What you will do: Line by line, reproduce exactly the beginning of the listing below, ending with the line that contains "W, H = 748, 342" and adding nothing.

Supplied material:
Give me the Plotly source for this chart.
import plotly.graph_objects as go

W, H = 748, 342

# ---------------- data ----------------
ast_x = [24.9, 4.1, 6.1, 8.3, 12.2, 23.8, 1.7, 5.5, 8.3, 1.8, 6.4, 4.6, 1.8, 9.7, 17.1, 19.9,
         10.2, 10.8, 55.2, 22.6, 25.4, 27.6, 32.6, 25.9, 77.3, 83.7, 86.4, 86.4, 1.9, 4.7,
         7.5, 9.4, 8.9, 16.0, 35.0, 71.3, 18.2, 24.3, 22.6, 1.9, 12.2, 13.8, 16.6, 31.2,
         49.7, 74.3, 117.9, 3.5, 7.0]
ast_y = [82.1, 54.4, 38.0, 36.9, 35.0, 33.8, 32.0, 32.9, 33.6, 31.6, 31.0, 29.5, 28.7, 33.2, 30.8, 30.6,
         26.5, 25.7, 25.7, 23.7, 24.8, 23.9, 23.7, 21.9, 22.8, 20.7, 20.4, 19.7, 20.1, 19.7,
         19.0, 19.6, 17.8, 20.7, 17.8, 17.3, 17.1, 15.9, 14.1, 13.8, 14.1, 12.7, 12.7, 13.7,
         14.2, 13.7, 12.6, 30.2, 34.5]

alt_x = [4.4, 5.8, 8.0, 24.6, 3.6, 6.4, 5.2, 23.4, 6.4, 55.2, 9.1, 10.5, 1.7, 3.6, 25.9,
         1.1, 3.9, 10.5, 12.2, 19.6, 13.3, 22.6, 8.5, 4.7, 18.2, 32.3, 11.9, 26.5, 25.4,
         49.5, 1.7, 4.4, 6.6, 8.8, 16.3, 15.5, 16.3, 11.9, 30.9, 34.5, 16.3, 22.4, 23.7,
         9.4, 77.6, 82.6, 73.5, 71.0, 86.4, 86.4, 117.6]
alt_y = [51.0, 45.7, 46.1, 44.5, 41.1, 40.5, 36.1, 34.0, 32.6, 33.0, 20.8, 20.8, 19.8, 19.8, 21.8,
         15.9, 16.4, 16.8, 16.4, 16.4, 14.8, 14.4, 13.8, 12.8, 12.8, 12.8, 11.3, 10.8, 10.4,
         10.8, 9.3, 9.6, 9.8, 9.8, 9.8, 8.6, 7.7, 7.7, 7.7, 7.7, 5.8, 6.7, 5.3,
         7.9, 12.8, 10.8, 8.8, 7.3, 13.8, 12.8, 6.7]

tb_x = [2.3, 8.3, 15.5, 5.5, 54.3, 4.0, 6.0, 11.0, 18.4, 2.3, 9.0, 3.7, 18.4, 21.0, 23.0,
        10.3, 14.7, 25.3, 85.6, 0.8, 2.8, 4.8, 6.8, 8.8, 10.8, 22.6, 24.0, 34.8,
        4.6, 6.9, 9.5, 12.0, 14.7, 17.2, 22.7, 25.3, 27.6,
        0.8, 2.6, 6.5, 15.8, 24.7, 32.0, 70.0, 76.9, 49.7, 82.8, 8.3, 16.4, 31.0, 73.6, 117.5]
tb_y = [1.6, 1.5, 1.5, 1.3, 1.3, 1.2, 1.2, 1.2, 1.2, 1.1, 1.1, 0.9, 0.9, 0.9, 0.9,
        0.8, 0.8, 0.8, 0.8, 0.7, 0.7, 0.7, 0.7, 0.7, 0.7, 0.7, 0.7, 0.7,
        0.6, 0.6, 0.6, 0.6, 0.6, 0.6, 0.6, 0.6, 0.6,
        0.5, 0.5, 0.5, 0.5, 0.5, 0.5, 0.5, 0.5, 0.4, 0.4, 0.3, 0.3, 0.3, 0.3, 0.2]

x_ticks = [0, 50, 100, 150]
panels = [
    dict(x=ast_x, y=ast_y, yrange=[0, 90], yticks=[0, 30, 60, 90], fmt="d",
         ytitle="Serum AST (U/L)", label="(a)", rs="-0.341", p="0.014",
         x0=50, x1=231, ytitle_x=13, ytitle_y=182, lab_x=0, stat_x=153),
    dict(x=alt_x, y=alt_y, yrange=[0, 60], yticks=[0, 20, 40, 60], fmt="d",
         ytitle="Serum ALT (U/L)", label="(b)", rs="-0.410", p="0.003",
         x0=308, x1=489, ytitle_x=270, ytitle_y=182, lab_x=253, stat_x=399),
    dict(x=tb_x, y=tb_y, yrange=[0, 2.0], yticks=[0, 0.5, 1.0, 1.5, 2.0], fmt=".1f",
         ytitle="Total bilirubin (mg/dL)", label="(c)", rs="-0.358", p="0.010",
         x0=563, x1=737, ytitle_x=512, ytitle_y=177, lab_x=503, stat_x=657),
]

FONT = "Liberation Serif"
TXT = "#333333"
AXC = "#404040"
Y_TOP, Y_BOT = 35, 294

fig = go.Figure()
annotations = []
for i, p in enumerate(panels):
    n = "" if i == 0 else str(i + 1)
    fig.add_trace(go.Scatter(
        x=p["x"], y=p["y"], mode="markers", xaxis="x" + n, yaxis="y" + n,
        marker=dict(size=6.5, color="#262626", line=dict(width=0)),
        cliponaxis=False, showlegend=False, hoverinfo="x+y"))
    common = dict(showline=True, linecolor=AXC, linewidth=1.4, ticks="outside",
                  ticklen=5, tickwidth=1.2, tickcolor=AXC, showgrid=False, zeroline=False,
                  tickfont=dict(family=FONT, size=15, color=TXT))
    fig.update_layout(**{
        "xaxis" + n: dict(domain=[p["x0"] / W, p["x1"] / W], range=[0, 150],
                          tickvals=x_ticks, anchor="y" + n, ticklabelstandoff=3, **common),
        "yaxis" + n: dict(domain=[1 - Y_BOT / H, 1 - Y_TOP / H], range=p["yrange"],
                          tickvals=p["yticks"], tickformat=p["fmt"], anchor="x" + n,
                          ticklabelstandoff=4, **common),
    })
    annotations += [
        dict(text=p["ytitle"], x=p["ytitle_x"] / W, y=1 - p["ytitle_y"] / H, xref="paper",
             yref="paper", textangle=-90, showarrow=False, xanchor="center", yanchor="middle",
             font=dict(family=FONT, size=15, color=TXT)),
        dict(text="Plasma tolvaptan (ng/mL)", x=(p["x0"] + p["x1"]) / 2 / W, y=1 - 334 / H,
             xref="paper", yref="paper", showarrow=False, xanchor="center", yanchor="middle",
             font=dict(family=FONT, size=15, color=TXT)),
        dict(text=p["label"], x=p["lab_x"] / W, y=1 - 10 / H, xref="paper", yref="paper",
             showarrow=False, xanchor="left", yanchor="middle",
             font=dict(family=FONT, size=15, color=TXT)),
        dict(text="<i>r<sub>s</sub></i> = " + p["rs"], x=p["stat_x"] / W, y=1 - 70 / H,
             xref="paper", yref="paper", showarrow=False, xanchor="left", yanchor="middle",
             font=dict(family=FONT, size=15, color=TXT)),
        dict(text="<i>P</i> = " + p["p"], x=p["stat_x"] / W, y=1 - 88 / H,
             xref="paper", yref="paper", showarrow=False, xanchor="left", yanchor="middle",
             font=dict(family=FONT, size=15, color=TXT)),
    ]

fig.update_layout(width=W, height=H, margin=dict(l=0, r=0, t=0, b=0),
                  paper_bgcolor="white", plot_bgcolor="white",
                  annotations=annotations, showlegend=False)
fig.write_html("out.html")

Result for this exercise:
Give me the Plotly source for this chart.
import plotly.graph_objects as go

W, H = 748, 342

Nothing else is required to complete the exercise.